Supplied material:
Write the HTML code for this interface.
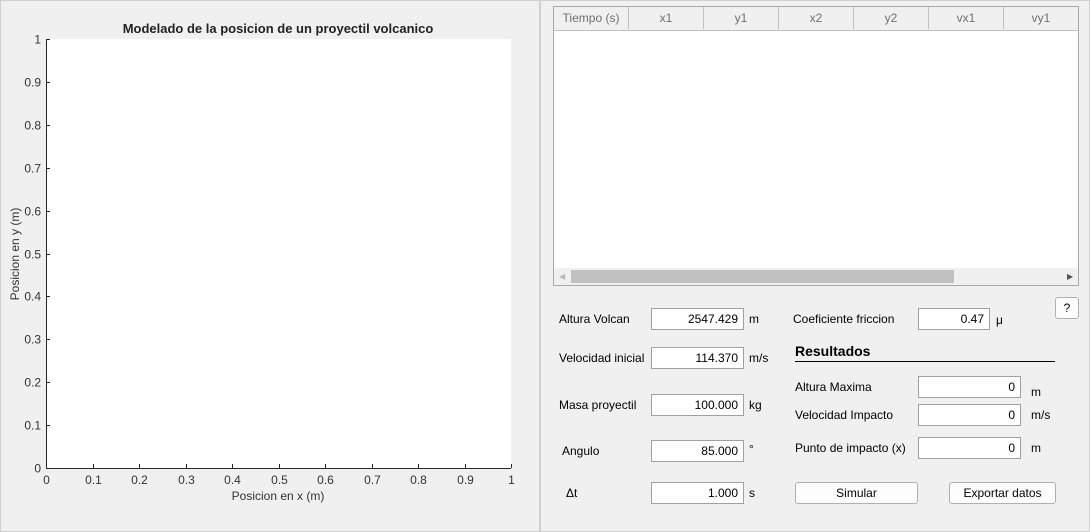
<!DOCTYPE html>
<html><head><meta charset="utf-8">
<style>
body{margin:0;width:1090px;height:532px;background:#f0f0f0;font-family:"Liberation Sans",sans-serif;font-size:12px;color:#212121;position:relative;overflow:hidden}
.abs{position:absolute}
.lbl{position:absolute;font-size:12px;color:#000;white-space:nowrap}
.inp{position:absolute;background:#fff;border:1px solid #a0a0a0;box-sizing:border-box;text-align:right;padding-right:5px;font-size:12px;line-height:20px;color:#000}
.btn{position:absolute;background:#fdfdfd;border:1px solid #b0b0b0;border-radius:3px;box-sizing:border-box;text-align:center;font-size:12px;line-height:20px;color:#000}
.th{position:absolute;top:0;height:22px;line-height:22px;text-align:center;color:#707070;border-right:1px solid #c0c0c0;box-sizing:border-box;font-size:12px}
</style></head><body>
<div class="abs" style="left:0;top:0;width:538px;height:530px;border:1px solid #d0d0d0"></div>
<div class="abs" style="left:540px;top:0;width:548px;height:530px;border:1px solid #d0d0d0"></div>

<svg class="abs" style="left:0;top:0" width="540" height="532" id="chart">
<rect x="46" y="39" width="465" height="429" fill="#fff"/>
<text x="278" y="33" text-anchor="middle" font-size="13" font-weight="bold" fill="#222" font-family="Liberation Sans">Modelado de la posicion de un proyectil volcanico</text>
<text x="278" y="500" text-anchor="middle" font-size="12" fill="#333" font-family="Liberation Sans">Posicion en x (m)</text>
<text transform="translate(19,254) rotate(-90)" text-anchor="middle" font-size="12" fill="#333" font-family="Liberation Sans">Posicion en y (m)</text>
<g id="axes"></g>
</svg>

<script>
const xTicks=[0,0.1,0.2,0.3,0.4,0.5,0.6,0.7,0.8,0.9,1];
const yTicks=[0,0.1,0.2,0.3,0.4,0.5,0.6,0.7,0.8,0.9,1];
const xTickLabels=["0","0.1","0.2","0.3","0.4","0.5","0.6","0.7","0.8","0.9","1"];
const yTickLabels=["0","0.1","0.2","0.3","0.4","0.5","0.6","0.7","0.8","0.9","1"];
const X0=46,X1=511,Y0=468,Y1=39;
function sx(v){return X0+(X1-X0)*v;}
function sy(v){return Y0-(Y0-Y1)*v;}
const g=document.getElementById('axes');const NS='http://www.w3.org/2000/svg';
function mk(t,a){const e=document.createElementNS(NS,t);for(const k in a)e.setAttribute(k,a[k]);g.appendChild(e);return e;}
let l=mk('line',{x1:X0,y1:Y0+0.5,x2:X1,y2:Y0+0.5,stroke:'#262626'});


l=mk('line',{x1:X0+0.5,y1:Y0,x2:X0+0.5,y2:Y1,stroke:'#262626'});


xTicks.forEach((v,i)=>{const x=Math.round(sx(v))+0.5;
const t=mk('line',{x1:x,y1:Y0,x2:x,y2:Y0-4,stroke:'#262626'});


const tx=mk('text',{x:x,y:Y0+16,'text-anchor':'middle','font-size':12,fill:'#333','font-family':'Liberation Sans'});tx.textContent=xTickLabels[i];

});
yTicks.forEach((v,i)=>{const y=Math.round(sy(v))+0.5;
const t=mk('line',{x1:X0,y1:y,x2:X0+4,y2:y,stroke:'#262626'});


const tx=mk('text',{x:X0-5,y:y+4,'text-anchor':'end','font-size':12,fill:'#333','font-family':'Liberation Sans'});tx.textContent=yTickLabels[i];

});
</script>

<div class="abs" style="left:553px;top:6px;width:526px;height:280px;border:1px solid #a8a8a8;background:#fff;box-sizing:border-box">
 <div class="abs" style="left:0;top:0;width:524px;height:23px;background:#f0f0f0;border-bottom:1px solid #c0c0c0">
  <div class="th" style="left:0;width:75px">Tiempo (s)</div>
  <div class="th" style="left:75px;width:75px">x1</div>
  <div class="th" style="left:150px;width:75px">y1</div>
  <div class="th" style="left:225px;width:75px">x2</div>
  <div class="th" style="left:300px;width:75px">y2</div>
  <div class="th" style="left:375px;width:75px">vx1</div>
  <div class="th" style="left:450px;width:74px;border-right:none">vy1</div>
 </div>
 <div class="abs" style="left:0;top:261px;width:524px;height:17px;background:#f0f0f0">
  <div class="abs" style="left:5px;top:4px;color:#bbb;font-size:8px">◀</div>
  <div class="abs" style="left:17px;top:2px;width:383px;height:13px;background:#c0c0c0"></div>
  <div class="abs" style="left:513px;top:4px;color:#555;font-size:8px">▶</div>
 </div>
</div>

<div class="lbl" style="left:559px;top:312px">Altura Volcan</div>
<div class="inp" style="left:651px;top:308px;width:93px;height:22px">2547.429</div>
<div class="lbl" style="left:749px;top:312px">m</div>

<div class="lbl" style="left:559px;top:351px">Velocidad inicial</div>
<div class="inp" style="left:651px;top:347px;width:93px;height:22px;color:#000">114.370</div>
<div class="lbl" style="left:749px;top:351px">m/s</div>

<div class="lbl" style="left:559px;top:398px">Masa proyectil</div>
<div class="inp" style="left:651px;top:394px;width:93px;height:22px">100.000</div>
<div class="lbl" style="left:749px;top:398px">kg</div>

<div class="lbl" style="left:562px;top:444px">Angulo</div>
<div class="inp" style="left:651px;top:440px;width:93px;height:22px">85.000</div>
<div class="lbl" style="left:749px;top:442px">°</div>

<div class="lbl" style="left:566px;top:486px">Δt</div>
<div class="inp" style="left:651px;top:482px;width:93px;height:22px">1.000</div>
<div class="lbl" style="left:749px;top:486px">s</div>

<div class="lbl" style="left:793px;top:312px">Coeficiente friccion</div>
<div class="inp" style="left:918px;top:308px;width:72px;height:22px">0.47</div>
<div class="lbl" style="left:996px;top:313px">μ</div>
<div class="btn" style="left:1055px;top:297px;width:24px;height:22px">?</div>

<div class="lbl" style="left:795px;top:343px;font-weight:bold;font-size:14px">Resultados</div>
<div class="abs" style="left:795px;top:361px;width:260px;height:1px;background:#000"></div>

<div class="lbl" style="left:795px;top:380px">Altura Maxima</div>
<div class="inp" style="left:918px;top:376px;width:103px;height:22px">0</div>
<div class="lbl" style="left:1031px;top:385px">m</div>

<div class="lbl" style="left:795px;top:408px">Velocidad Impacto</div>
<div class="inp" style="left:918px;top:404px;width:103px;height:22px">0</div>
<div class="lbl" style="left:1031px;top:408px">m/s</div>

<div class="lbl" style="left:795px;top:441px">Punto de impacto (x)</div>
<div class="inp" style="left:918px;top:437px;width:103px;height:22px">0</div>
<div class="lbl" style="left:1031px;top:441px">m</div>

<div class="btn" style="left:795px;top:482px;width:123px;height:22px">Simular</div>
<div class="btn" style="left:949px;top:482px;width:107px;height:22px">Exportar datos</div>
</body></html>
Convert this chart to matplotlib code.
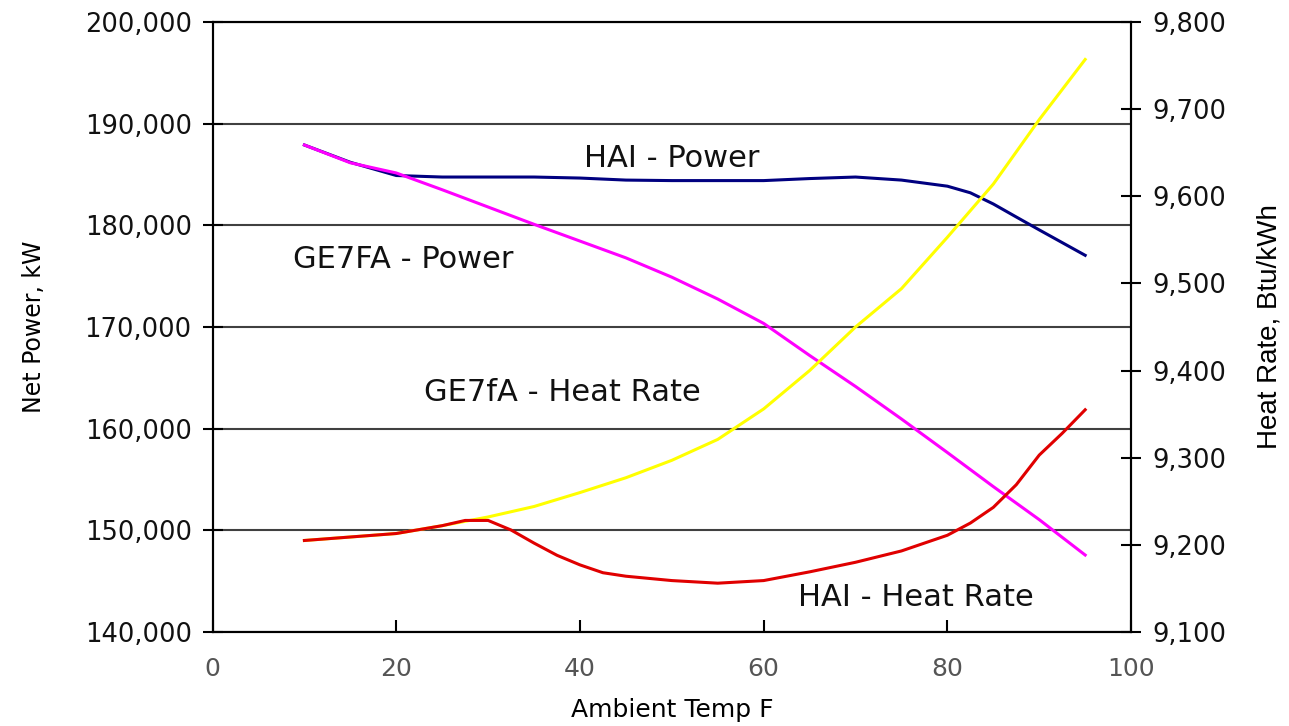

Task: Without including any picture, repeat the data exactly.

Reply to the exercise:
Write the HTML code for this interface.
<!DOCTYPE html>
<html><head><meta charset="utf-8">
<style>
body{margin:0;width:1090px;height:532px;background:#f0f0f0;font-family:"Liberation Sans",sans-serif;font-size:12px;color:#212121;position:relative;overflow:hidden}
.abs{position:absolute}
.lbl{position:absolute;font-size:12px;color:#000;white-space:nowrap}
.inp{position:absolute;background:#fff;border:1px solid #a0a0a0;box-sizing:border-box;text-align:right;padding-right:5px;font-size:12px;line-height:20px;color:#000}
.btn{position:absolute;background:#fdfdfd;border:1px solid #b0b0b0;border-radius:3px;box-sizing:border-box;text-align:center;font-size:12px;line-height:20px;color:#000}
.th{position:absolute;top:0;height:22px;line-height:22px;text-align:center;color:#707070;border-right:1px solid #c0c0c0;box-sizing:border-box;font-size:12px}
</style></head><body>
<div class="abs" style="left:0;top:0;width:538px;height:530px;border:1px solid #d0d0d0"></div>
<div class="abs" style="left:540px;top:0;width:548px;height:530px;border:1px solid #d0d0d0"></div>

<svg class="abs" style="left:0;top:0" width="540" height="532" id="chart">
<rect x="46" y="39" width="465" height="429" fill="#fff"/>
<text x="278" y="33" text-anchor="middle" font-size="13" font-weight="bold" fill="#222" font-family="Liberation Sans">Modelado de la posicion de un proyectil volcanico</text>
<text x="278" y="500" text-anchor="middle" font-size="12" fill="#333" font-family="Liberation Sans">Posicion en x (m)</text>
<text transform="translate(19,254) rotate(-90)" text-anchor="middle" font-size="12" fill="#333" font-family="Liberation Sans">Posicion en y (m)</text>
<g id="axes"></g>
</svg>

<script>
const xTicks=[0,0.1,0.2,0.3,0.4,0.5,0.6,0.7,0.8,0.9,1];
const yTicks=[0,0.1,0.2,0.3,0.4,0.5,0.6,0.7,0.8,0.9,1];
const xTickLabels=["0","0.1","0.2","0.3","0.4","0.5","0.6","0.7","0.8","0.9","1"];
const yTickLabels=["0","0.1","0.2","0.3","0.4","0.5","0.6","0.7","0.8","0.9","1"];
const X0=46,X1=511,Y0=468,Y1=39;
function sx(v){return X0+(X1-X0)*v;}
function sy(v){return Y0-(Y0-Y1)*v;}
const g=document.getElementById('axes');const NS='http://www.w3.org/2000/svg';
function mk(t,a){const e=document.createElementNS(NS,t);for(const k in a)e.setAttribute(k,a[k]);g.appendChild(e);return e;}
let l=mk('line',{x1:X0,y1:Y0+0.5,x2:X1,y2:Y0+0.5,stroke:'#262626'});


l=mk('line',{x1:X0+0.5,y1:Y0,x2:X0+0.5,y2:Y1,stroke:'#262626'});


xTicks.forEach((v,i)=>{const x=Math.round(sx(v))+0.5;
const t=mk('line',{x1:x,y1:Y0,x2:x,y2:Y0-4,stroke:'#262626'});


const tx=mk('text',{x:x,y:Y0+16,'text-anchor':'middle','font-size':12,fill:'#333','font-family':'Liberation Sans'});tx.textContent=xTickLabels[i];

});
yTicks.forEach((v,i)=>{const y=Math.round(sy(v))+0.5;
const t=mk('line',{x1:X0,y1:y,x2:X0+4,y2:y,stroke:'#262626'});


const tx=mk('text',{x:X0-5,y:y+4,'text-anchor':'end','font-size':12,fill:'#333','font-family':'Liberation Sans'});tx.textContent=yTickLabels[i];

});
</script>

<div class="abs" style="left:553px;top:6px;width:526px;height:280px;border:1px solid #a8a8a8;background:#fff;box-sizing:border-box">
 <div class="abs" style="left:0;top:0;width:524px;height:23px;background:#f0f0f0;border-bottom:1px solid #c0c0c0">
  <div class="th" style="left:0;width:75px">Tiempo (s)</div>
  <div class="th" style="left:75px;width:75px">x1</div>
  <div class="th" style="left:150px;width:75px">y1</div>
  <div class="th" style="left:225px;width:75px">x2</div>
  <div class="th" style="left:300px;width:75px">y2</div>
  <div class="th" style="left:375px;width:75px">vx1</div>
  <div class="th" style="left:450px;width:74px;border-right:none">vy1</div>
 </div>
 <div class="abs" style="left:0;top:261px;width:524px;height:17px;background:#f0f0f0">
  <div class="abs" style="left:5px;top:4px;color:#bbb;font-size:8px">◀</div>
  <div class="abs" style="left:17px;top:2px;width:383px;height:13px;background:#c0c0c0"></div>
  <div class="abs" style="left:513px;top:4px;color:#555;font-size:8px">▶</div>
 </div>
</div>

<div class="lbl" style="left:559px;top:312px">Altura Volcan</div>
<div class="inp" style="left:651px;top:308px;width:93px;height:22px">2547.429</div>
<div class="lbl" style="left:749px;top:312px">m</div>

<div class="lbl" style="left:559px;top:351px">Velocidad inicial</div>
<div class="inp" style="left:651px;top:347px;width:93px;height:22px;color:#000">114.370</div>
<div class="lbl" style="left:749px;top:351px">m/s</div>

<div class="lbl" style="left:559px;top:398px">Masa proyectil</div>
<div class="inp" style="left:651px;top:394px;width:93px;height:22px">100.000</div>
<div class="lbl" style="left:749px;top:398px">kg</div>

<div class="lbl" style="left:562px;top:444px">Angulo</div>
<div class="inp" style="left:651px;top:440px;width:93px;height:22px">85.000</div>
<div class="lbl" style="left:749px;top:442px">°</div>

<div class="lbl" style="left:566px;top:486px">Δt</div>
<div class="inp" style="left:651px;top:482px;width:93px;height:22px">1.000</div>
<div class="lbl" style="left:749px;top:486px">s</div>

<div class="lbl" style="left:793px;top:312px">Coeficiente friccion</div>
<div class="inp" style="left:918px;top:308px;width:72px;height:22px">0.47</div>
<div class="lbl" style="left:996px;top:313px">μ</div>
<div class="btn" style="left:1055px;top:297px;width:24px;height:22px">?</div>

<div class="lbl" style="left:795px;top:343px;font-weight:bold;font-size:14px">Resultados</div>
<div class="abs" style="left:795px;top:361px;width:260px;height:1px;background:#000"></div>

<div class="lbl" style="left:795px;top:380px">Altura Maxima</div>
<div class="inp" style="left:918px;top:376px;width:103px;height:22px">0</div>
<div class="lbl" style="left:1031px;top:385px">m</div>

<div class="lbl" style="left:795px;top:408px">Velocidad Impacto</div>
<div class="inp" style="left:918px;top:404px;width:103px;height:22px">0</div>
<div class="lbl" style="left:1031px;top:408px">m/s</div>

<div class="lbl" style="left:795px;top:441px">Punto de impacto (x)</div>
<div class="inp" style="left:918px;top:437px;width:103px;height:22px">0</div>
<div class="lbl" style="left:1031px;top:441px">m</div>

<div class="btn" style="left:795px;top:482px;width:123px;height:22px">Simular</div>
<div class="btn" style="left:949px;top:482px;width:107px;height:22px">Exportar datos</div>
</body></html>
Convert this chart to matplotlib code.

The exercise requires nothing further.